UK consumer prices rose at a slower annual rate in October than they did in September, the Office for National Statistics (ONS) said on Tuesday.
The Consumer Prices Index (CPI) rose by 0.9% in the year to October 2016, compared with a 1.0% rise in the year to September.
Economists had predicted a further increase in the CPI because of sterling’s fall since the UK voted to leave the European Union.
However, the ONS also reported that the cost of raw materials and fuels purchased by producers (input prices) and factory gate prices (output prices) rose much faster in October.
The prices of goods leaving factories rose by 2.1% in the year to October 2016, the biggest increase since April 2012 and up from a rise of 1.3% in the year to September 2016. Output prices rose by 0.6% between September and October, compared with an increase of 0.3% the previous month.
Costs faced by producers for raw materials and fuel rose by 12.2% in the year to October 2016, compared with a rise of 7.3% in the year to September 2016. Between September and October input prices rose by a record 4.6%, compared with an increase of just 0.1% the previous month.
“After initially pushing up the prices of raw materials, the recent fall in the value of the pound is now starting to boost the price of goods leaving factories as well,” commented ONS statistician Mike Prestwood.
“However, aside from fuel, there is no clear evidence that these pressures have so far fed through to the prices in shops,” he added.
Andrew Sentance, senior economic adviser at professional services firm PwC, said that consumer prices are likely to go up significantly in the coming months.
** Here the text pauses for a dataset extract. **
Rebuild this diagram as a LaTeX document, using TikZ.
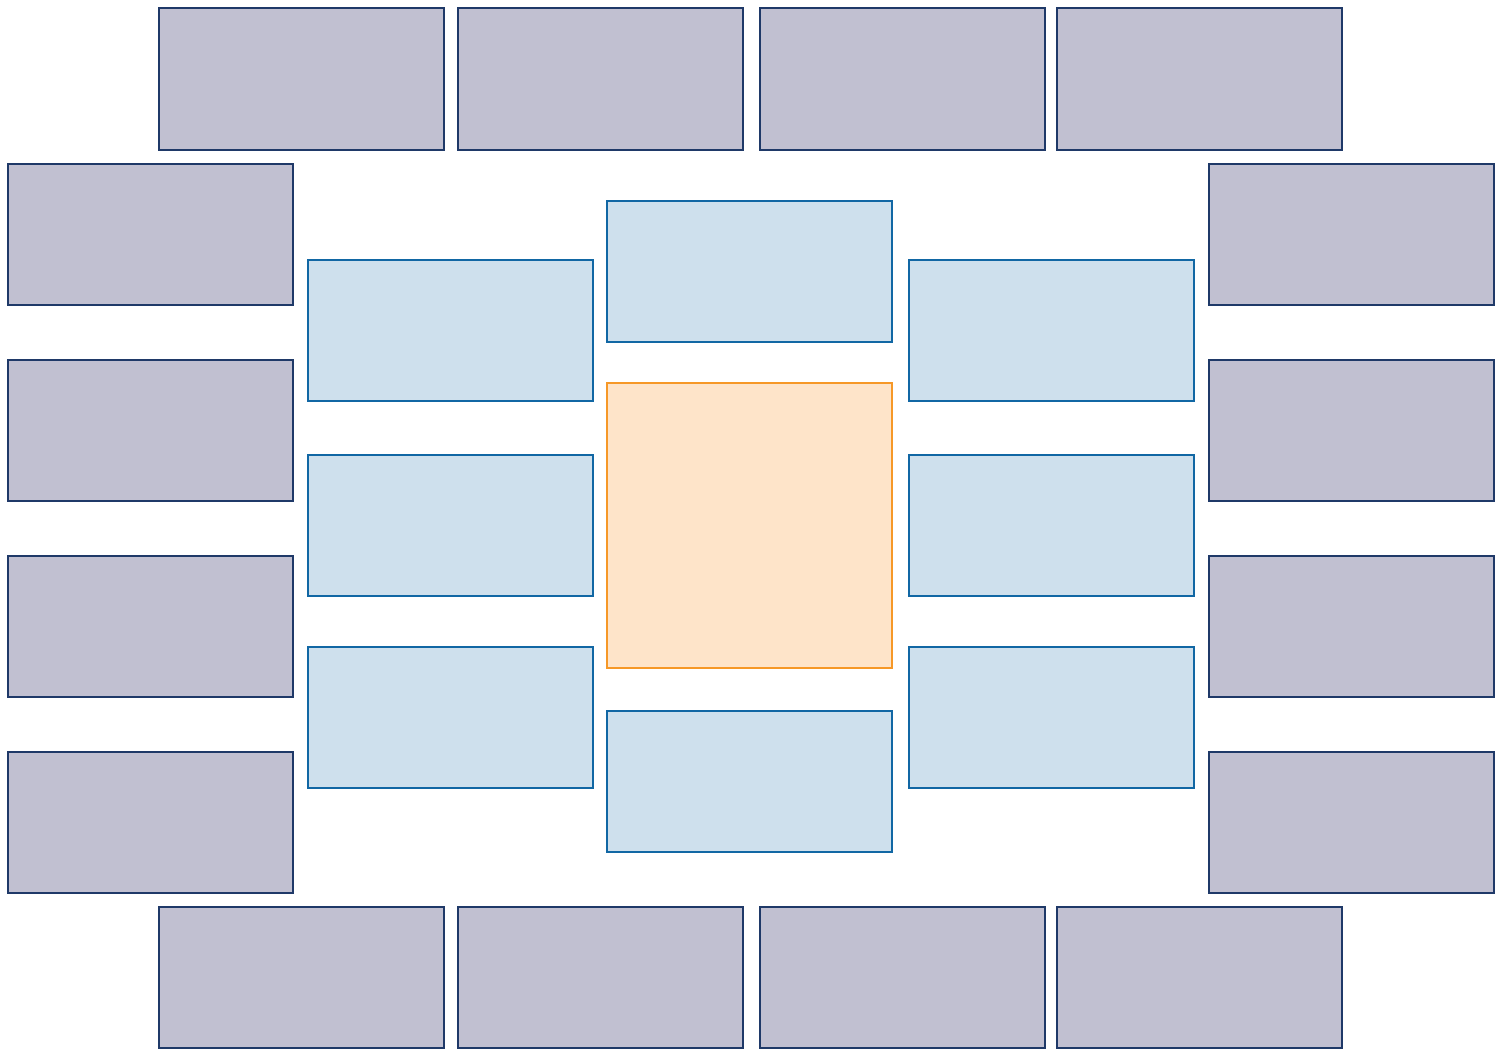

“In the months ahead and next year, we should still see a significant increase in inflation reflecting higher import costs for manufacturers and retailers. The latest PwC projections — published today — suggest that CPI inflation should be between 2.5 and 3% by the end of next year, much in line with the Bank of England’s latest forecast.
“This will squeeze the growth of consumer spending and reinforce the projected slowdown in economic growth next year arising from the uncertainty created by the EU referendum vote.”